Exercise
Show every line where "this" occurs.

Input rows

● ● ●

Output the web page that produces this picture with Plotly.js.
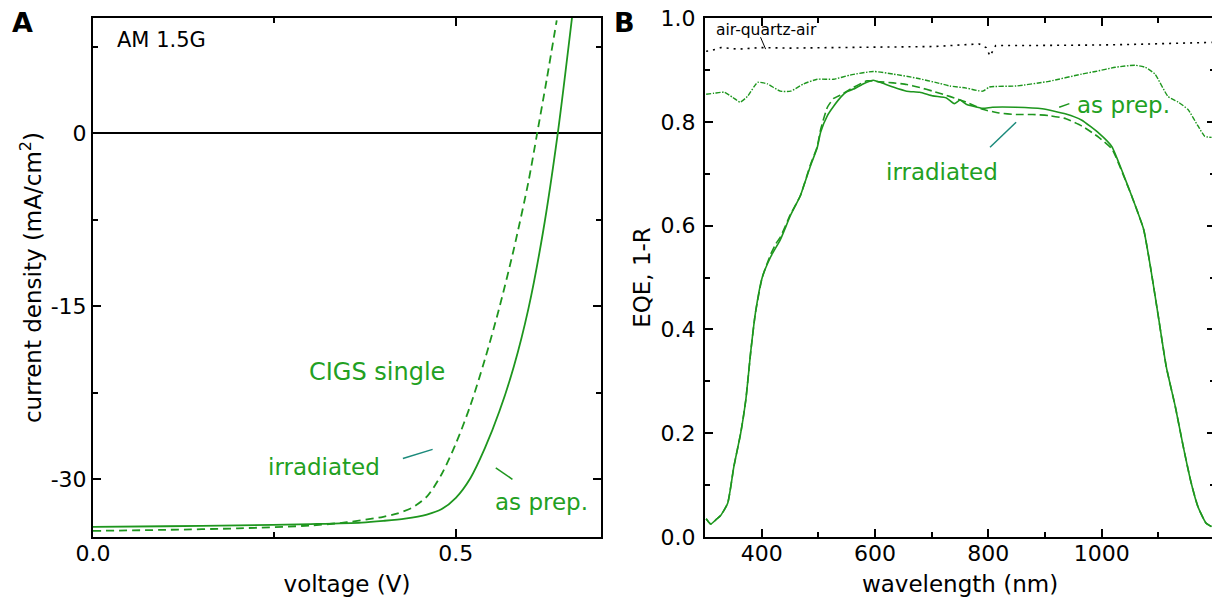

● ● ●

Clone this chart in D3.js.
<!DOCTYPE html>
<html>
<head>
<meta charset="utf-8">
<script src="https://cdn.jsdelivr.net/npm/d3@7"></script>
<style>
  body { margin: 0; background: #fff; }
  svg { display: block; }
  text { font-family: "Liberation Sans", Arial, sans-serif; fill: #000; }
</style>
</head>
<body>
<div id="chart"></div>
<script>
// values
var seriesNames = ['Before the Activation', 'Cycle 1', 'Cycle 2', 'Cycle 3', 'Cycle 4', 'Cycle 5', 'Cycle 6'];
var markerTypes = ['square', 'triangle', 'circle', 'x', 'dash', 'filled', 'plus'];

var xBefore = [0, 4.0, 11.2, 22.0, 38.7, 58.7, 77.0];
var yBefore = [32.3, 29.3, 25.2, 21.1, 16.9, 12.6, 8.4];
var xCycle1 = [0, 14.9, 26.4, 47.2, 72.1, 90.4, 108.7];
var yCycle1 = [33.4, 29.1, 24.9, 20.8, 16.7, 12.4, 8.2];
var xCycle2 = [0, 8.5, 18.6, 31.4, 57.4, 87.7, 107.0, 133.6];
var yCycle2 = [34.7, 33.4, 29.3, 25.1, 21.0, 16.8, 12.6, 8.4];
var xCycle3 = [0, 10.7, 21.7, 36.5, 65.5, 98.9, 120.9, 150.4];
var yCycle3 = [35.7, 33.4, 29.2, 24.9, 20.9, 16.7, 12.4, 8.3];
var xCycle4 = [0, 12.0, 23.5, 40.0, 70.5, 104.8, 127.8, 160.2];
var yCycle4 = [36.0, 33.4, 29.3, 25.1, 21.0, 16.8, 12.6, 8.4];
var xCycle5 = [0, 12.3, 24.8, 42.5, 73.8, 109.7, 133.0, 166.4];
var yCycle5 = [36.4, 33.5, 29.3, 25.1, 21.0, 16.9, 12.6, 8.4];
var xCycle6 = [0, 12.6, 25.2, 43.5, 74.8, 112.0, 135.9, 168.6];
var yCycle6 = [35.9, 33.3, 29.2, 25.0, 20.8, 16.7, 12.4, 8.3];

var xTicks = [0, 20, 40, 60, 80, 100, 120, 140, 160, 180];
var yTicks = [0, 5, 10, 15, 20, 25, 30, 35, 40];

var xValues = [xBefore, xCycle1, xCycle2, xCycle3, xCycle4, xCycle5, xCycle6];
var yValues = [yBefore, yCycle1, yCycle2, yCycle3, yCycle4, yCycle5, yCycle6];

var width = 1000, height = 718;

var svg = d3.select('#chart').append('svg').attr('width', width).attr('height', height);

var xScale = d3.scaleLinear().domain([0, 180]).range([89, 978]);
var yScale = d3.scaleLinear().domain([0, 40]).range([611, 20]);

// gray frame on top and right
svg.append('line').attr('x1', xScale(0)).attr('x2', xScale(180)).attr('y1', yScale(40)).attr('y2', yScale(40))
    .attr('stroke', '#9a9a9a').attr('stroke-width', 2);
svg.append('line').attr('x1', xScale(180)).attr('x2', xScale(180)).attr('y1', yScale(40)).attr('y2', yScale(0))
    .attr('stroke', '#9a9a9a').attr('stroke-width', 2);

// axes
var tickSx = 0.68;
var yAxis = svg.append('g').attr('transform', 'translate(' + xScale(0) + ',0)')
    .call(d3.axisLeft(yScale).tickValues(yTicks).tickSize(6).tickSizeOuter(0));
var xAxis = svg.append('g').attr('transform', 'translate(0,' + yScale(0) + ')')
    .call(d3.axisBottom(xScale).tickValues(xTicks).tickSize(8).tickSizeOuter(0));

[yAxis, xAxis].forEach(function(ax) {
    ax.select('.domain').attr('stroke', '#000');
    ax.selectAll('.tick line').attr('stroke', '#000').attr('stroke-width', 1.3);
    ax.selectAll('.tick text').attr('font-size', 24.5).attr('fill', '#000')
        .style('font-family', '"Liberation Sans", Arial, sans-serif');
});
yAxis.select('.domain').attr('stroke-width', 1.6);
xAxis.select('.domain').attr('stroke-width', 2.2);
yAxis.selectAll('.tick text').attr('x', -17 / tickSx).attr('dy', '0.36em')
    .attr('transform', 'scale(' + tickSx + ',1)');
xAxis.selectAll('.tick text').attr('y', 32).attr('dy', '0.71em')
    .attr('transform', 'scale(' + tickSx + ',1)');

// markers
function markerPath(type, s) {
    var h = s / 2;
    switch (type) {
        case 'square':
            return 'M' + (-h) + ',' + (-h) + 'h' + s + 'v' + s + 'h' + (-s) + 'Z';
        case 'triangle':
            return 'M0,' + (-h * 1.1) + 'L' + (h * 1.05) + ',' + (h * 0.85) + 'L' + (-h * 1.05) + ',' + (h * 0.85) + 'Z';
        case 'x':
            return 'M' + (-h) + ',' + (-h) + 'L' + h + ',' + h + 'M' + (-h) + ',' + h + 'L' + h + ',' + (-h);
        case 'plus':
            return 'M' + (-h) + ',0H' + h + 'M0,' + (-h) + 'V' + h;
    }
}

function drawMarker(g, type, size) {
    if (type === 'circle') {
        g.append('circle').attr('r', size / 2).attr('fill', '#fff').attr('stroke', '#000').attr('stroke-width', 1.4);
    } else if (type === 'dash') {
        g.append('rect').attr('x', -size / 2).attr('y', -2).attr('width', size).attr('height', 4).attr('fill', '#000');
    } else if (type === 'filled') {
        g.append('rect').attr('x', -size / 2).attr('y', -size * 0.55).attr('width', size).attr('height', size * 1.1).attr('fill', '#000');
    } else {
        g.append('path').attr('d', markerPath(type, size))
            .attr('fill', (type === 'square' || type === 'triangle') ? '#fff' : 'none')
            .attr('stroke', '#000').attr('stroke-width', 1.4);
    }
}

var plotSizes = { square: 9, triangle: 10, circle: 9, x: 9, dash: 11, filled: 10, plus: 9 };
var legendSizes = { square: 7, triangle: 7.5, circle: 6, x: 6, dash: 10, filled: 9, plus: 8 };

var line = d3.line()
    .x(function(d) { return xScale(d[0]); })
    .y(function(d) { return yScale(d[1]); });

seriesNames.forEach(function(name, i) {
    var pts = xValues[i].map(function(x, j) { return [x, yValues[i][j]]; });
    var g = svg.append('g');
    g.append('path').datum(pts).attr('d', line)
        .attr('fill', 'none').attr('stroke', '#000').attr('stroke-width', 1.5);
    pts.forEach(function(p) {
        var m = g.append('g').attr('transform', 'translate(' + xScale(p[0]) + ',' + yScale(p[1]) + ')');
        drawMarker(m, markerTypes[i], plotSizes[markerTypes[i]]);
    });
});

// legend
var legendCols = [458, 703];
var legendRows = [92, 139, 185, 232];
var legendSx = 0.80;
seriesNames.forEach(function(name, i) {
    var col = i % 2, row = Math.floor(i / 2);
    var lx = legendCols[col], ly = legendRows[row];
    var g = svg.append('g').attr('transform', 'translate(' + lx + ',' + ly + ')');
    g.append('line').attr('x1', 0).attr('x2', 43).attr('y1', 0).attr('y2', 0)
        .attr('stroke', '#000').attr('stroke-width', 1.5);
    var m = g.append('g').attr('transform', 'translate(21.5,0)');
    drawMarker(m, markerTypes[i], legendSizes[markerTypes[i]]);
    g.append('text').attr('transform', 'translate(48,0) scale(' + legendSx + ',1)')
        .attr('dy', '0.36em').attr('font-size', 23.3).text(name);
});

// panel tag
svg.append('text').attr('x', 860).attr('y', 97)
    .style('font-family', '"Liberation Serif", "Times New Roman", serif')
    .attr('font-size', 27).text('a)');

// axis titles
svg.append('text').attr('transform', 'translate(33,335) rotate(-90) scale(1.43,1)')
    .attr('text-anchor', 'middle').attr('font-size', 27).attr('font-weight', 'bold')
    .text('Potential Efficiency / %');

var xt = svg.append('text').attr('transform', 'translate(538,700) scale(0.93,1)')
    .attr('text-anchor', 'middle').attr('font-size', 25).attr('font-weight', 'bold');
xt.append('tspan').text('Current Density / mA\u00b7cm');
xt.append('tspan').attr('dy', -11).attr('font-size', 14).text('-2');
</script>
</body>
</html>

● ● ●

Written answer
Output the web page that produces this picture with Plotly.js.
Clone this chart in D3.js.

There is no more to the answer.